**Stated problem:** Find and copy every line in the records that includes the string "this".

**Recorded information:**
- - -
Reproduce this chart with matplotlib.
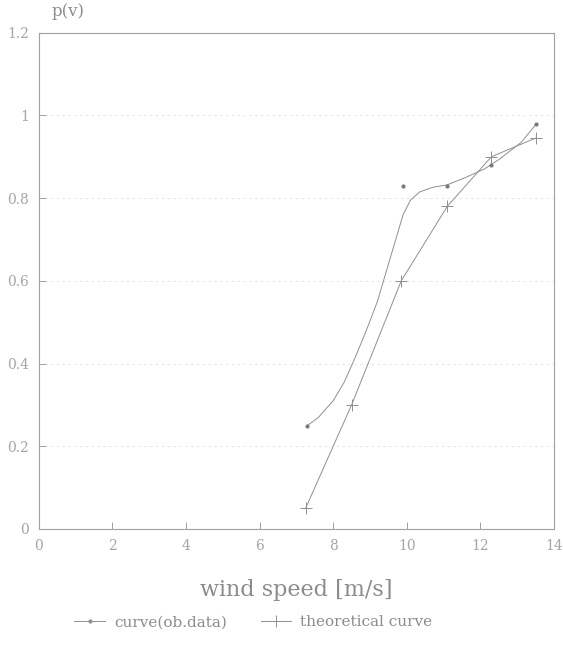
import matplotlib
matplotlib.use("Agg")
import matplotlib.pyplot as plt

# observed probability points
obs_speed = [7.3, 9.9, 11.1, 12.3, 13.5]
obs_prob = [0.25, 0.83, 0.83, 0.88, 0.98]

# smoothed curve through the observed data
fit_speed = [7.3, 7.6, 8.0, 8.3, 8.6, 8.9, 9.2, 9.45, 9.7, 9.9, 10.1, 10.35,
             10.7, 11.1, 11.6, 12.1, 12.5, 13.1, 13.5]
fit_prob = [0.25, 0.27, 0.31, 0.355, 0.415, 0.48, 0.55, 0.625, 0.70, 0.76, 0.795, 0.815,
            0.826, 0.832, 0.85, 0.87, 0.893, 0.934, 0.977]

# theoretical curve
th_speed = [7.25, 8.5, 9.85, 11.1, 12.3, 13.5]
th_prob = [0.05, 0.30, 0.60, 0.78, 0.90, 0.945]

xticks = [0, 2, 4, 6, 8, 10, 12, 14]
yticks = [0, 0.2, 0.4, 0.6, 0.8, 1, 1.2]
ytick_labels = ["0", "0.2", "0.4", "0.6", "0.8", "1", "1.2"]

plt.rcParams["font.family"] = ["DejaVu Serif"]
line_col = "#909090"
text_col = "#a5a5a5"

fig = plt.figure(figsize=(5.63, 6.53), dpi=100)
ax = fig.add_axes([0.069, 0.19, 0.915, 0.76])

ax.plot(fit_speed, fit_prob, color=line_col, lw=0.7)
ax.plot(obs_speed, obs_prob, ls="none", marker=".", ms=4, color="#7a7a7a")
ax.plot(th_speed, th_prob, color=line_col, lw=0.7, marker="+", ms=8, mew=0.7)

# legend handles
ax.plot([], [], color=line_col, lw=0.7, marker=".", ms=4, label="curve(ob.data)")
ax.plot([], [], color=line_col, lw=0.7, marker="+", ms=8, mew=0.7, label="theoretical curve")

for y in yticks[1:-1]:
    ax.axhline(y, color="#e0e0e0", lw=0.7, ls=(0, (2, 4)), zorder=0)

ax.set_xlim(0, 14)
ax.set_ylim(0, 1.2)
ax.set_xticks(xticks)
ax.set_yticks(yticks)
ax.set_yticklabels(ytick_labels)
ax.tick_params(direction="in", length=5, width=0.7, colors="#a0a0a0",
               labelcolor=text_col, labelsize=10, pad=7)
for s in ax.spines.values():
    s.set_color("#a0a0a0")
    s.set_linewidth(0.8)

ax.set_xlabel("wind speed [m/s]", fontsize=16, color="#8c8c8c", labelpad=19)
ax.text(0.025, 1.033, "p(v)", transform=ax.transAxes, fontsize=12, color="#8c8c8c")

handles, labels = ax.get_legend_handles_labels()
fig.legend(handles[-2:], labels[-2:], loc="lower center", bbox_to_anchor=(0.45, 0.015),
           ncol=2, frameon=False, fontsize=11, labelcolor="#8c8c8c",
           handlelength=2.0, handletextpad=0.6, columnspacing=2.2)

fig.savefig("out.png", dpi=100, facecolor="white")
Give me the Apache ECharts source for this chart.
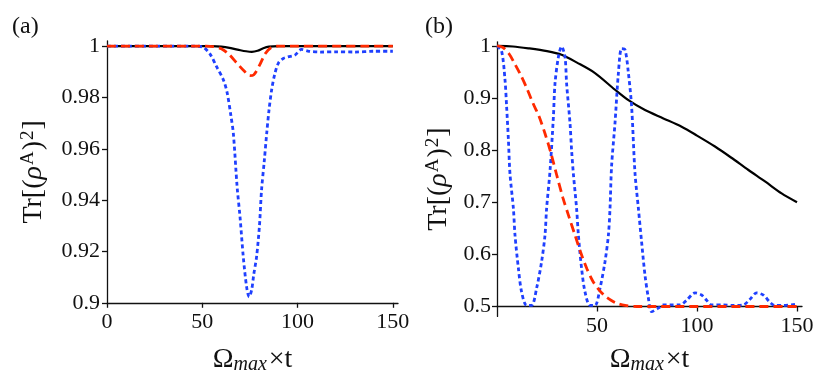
- - -
**Solution to the exercise:**
Reproduce this chart with matplotlib.
Give me the Apache ECharts source for this chart.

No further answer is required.